━━━ DATA FOR THIS EXERCISE

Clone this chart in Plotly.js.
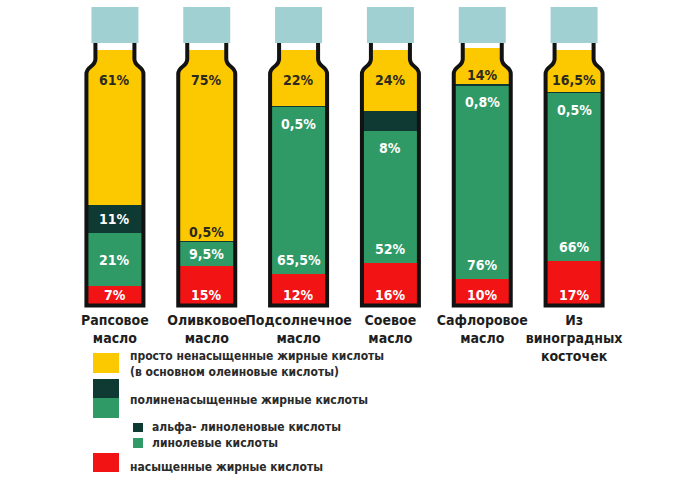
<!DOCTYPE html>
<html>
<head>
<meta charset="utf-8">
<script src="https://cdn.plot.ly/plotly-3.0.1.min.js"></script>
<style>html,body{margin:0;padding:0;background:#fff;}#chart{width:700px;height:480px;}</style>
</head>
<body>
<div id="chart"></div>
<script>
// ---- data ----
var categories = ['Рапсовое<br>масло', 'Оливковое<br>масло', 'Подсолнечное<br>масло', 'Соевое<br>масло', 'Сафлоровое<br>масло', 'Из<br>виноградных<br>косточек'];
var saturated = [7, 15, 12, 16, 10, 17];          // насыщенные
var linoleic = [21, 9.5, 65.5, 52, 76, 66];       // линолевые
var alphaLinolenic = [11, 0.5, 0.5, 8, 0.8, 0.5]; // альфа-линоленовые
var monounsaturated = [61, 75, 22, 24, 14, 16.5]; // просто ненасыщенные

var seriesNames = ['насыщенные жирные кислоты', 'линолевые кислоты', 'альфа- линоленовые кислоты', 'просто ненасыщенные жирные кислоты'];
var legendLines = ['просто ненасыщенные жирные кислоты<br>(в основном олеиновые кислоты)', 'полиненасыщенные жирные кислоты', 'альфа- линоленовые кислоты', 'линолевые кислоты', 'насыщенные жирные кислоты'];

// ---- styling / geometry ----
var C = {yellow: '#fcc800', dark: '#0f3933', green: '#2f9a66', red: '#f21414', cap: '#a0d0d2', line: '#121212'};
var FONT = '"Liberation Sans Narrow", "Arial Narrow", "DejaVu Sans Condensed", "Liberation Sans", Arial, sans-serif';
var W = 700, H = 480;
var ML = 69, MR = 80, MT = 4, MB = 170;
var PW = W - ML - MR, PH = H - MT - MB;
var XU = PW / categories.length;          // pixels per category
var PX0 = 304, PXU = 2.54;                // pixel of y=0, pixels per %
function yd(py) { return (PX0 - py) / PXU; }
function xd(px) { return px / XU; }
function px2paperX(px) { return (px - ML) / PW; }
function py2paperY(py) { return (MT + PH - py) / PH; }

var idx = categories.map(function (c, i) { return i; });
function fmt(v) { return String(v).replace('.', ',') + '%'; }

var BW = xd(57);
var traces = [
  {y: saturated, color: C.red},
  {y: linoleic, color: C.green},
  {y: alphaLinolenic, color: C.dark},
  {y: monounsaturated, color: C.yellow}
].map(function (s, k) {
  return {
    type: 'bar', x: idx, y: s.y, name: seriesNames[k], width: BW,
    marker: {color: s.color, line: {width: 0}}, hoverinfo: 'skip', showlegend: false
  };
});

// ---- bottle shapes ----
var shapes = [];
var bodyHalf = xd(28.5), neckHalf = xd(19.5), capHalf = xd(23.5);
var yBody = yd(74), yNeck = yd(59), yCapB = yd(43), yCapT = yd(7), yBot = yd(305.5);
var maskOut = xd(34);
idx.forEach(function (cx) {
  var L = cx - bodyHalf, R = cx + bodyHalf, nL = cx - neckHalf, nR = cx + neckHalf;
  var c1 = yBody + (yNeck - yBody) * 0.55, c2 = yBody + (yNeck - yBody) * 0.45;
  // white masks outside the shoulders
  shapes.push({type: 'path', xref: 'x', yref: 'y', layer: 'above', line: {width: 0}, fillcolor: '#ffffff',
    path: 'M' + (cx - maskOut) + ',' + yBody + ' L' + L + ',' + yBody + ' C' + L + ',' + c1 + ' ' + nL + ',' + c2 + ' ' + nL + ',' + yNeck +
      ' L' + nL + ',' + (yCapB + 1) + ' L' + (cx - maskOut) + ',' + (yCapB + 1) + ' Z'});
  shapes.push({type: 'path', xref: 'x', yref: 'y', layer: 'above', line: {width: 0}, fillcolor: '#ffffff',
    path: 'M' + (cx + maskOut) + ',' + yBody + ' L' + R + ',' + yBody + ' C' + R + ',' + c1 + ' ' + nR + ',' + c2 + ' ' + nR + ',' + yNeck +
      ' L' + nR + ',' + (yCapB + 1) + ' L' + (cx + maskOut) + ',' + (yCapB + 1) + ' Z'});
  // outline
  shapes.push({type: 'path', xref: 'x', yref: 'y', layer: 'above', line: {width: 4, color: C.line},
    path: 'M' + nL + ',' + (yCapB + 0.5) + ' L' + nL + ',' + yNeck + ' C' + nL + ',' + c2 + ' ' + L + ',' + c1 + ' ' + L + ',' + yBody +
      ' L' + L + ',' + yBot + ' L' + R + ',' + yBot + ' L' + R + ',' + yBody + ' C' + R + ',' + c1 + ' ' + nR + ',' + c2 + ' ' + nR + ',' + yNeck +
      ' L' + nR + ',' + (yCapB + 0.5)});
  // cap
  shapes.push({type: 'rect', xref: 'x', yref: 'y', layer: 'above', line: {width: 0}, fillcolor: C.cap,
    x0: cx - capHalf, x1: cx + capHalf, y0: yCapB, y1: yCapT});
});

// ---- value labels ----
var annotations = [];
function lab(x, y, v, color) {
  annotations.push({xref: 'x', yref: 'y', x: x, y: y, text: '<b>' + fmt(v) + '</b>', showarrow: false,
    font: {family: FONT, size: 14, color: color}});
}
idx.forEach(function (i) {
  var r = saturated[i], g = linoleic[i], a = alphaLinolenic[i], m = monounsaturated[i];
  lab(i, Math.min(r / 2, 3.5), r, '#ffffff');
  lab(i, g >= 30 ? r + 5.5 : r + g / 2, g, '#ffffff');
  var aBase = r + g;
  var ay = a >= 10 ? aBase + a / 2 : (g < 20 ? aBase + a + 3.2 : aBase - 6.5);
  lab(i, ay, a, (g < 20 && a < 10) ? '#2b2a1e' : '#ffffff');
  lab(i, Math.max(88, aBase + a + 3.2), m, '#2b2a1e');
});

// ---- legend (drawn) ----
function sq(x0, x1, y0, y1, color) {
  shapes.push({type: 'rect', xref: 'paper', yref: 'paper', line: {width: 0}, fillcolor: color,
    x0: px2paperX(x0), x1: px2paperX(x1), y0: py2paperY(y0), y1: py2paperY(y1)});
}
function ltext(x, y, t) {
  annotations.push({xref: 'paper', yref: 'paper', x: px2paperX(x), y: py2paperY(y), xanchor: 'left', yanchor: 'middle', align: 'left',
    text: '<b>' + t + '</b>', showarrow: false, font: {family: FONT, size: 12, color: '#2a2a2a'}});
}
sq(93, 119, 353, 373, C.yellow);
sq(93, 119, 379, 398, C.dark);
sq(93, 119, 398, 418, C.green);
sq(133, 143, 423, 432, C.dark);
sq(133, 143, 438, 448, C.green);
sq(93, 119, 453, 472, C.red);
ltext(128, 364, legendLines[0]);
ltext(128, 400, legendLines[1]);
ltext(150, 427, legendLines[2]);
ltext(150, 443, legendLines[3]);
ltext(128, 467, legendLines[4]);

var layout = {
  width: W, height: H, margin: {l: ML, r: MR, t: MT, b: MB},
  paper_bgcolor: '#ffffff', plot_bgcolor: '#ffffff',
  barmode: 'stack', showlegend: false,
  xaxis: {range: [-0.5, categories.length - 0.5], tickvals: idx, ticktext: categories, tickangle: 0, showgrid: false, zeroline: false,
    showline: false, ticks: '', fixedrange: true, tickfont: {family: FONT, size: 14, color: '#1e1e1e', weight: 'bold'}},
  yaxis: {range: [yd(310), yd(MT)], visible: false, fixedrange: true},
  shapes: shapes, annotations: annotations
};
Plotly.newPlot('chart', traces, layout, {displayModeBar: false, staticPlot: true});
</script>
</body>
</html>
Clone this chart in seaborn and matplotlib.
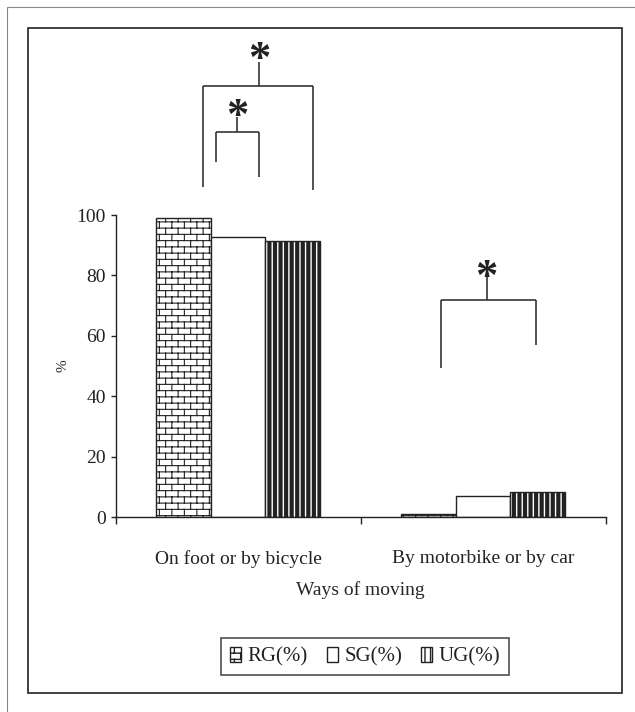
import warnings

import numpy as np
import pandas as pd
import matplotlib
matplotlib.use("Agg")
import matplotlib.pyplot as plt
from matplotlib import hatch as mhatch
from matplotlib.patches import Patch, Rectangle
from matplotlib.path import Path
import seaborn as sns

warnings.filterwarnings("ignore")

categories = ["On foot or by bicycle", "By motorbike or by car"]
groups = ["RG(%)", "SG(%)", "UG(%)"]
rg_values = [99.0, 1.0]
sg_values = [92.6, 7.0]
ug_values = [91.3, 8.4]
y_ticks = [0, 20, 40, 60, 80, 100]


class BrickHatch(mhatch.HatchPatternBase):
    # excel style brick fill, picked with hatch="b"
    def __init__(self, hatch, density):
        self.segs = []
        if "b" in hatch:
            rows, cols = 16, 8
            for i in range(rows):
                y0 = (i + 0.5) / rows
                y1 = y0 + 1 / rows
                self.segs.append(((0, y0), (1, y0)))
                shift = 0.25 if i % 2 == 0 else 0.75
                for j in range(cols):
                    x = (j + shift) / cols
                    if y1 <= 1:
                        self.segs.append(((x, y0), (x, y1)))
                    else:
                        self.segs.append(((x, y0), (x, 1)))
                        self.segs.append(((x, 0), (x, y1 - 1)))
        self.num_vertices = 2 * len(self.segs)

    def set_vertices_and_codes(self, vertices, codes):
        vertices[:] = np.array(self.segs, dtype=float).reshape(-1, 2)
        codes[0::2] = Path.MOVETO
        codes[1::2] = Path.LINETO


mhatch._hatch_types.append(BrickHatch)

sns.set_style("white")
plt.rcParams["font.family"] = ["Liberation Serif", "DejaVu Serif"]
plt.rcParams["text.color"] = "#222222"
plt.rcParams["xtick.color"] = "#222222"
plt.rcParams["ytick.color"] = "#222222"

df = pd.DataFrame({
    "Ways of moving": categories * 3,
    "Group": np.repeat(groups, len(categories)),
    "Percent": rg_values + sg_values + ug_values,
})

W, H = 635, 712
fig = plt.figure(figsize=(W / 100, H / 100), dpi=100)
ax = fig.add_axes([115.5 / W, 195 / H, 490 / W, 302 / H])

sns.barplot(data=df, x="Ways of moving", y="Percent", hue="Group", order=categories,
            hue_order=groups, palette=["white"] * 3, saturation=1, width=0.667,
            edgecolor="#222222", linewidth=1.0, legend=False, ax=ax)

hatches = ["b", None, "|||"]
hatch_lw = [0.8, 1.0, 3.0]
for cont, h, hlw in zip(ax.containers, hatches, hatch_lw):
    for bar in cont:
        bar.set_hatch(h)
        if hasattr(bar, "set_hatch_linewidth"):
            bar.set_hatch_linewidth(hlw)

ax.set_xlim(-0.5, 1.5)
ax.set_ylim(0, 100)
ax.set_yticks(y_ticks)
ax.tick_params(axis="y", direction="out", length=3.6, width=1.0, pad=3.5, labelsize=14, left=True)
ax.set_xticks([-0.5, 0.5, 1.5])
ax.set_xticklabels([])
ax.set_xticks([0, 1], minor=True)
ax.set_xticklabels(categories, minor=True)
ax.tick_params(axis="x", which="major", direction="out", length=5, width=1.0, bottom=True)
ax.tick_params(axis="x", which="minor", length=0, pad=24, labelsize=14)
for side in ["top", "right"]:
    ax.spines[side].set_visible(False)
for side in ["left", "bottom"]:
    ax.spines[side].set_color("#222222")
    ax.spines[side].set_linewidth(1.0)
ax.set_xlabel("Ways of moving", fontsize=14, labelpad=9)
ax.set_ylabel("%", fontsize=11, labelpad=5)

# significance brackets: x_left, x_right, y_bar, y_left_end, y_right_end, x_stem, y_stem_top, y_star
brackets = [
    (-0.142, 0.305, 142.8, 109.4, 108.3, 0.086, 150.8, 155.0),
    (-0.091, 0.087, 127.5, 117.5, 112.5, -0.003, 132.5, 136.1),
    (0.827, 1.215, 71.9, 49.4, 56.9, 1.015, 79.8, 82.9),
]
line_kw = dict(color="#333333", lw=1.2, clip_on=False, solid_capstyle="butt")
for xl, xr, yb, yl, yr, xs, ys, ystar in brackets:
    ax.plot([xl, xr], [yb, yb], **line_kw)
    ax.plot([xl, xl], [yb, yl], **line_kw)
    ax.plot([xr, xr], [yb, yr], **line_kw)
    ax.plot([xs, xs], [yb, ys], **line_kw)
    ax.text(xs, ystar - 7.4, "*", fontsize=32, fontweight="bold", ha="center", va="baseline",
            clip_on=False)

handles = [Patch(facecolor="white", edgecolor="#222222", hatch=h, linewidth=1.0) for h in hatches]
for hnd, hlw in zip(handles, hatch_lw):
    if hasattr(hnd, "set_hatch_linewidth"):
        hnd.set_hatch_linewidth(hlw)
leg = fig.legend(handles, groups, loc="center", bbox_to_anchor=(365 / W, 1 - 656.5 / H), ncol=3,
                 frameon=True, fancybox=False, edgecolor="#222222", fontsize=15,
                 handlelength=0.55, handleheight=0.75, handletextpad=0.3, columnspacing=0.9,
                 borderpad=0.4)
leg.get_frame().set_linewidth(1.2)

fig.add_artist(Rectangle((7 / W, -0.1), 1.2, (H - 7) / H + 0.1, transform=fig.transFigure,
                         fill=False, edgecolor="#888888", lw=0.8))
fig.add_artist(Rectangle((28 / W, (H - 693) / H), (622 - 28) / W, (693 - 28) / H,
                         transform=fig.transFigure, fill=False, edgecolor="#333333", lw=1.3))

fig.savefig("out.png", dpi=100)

━━━━━━

WHAT TO WORK ON. Give again, word for word, every line from the top of the data through the line with "var monounsaturated = [61, 75, 22, 24, 14, 16.5];", both ends included, and exclude the pictures.

RESULT FOR THIS EXERCISE.
Clone this chart in Plotly.js.
<!DOCTYPE html>
<html>
<head>
<meta charset="utf-8">
<script src="https://cdn.plot.ly/plotly-3.0.1.min.js"></script>
<style>html,body{margin:0;padding:0;background:#fff;}#chart{width:700px;height:480px;}</style>
</head>
<body>
<div id="chart"></div>
<script>
// ---- data ----
var categories = ['Рапсовое<br>масло', 'Оливковое<br>масло', 'Подсолнечное<br>масло', 'Соевое<br>масло', 'Сафлоровое<br>масло', 'Из<br>виноградных<br>косточек'];
var saturated = [7, 15, 12, 16, 10, 17];          // насыщенные
var linoleic = [21, 9.5, 65.5, 52, 76, 66];       // линолевые
var alphaLinolenic = [11, 0.5, 0.5, 8, 0.8, 0.5]; // альфа-линоленовые
var monounsaturated = [61, 75, 22, 24, 14, 16.5]; // просто ненасыщенные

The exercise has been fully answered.